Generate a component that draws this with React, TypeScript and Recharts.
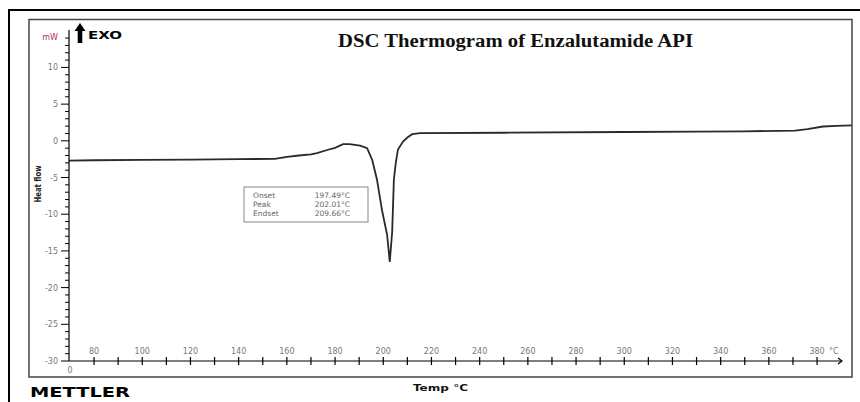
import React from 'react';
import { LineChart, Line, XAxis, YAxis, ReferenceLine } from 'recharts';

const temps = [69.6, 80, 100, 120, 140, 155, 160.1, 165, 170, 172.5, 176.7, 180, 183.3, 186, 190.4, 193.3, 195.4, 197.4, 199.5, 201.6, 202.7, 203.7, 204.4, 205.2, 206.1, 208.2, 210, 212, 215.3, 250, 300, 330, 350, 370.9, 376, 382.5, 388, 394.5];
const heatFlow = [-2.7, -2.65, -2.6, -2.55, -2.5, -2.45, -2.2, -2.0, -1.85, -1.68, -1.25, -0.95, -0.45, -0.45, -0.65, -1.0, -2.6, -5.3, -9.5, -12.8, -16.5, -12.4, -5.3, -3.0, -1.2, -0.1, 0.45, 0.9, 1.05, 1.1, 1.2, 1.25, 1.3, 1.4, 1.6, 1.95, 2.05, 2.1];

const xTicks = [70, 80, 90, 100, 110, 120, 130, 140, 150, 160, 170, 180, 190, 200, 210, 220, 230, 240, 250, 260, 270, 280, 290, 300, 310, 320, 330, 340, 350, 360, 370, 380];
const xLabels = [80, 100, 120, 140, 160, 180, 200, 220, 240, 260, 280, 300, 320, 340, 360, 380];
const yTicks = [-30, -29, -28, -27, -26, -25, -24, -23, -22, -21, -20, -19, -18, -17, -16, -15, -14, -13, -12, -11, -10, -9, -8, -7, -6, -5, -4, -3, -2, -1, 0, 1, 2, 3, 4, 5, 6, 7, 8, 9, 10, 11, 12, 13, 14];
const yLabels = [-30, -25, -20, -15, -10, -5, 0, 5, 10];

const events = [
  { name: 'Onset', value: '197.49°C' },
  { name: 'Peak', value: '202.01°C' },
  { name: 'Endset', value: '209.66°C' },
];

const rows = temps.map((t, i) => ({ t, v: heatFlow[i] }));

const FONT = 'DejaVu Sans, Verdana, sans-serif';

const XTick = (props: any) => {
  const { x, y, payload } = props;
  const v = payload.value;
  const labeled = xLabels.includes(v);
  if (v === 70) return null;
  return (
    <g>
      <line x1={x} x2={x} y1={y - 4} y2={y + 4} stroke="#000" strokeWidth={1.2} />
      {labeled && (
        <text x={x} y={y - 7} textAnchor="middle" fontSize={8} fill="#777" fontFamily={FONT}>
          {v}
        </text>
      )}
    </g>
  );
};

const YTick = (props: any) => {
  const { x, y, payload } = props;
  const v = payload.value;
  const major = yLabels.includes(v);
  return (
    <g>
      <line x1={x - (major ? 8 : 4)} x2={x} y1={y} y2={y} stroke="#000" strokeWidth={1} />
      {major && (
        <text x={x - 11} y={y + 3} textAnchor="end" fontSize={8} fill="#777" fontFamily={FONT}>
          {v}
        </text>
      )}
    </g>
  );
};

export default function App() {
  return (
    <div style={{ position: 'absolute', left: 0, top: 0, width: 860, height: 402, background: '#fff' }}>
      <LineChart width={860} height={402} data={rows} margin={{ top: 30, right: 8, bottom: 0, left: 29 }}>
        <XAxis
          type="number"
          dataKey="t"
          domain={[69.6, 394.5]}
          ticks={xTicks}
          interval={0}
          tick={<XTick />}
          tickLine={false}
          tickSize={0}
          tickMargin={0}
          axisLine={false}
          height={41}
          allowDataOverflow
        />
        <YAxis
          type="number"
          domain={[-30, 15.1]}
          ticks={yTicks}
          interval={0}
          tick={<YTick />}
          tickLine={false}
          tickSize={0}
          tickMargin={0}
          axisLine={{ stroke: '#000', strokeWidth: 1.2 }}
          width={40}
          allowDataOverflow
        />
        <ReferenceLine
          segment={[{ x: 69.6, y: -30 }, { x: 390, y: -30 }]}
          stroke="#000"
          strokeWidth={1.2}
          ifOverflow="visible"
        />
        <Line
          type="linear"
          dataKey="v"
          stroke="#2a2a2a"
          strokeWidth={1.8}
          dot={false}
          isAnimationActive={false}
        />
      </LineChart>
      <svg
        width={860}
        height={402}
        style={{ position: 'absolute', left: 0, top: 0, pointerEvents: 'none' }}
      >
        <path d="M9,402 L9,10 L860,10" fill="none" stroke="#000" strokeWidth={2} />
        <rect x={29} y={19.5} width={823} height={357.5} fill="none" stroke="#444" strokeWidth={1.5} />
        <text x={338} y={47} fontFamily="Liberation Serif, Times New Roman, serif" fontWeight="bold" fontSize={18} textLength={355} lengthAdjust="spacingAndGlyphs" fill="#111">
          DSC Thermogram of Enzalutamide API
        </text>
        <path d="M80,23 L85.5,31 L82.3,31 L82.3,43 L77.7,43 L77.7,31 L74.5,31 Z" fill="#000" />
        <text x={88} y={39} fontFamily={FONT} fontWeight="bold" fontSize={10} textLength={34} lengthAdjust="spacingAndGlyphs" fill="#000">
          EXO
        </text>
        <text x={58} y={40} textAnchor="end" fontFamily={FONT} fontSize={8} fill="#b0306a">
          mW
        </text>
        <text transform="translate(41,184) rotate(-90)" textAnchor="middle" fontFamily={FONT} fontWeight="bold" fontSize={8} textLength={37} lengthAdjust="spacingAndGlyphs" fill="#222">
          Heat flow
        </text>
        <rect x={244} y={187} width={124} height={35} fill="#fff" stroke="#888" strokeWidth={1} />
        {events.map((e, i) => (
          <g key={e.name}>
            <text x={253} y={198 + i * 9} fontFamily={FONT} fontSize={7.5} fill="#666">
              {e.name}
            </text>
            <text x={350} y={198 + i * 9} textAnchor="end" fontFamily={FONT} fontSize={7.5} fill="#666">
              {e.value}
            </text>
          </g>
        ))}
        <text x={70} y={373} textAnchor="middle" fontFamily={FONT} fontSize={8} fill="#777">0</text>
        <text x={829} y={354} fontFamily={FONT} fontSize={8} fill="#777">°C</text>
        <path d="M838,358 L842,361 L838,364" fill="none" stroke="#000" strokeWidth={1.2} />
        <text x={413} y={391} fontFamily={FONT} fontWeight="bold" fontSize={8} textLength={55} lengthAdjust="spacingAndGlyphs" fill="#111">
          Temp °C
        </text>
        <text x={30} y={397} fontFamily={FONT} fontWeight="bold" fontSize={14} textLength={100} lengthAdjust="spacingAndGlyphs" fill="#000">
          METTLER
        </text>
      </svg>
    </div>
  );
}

***

Set the lines above down again, word for word, from the first through the one containing "XAxis, YAxis, ReferenceLine"; pictures excluded.

Generate a component that draws this with React, TypeScript and Recharts.
import React from 'react';
import { LineChart, Line, XAxis, YAxis, ReferenceLine } from 'recharts';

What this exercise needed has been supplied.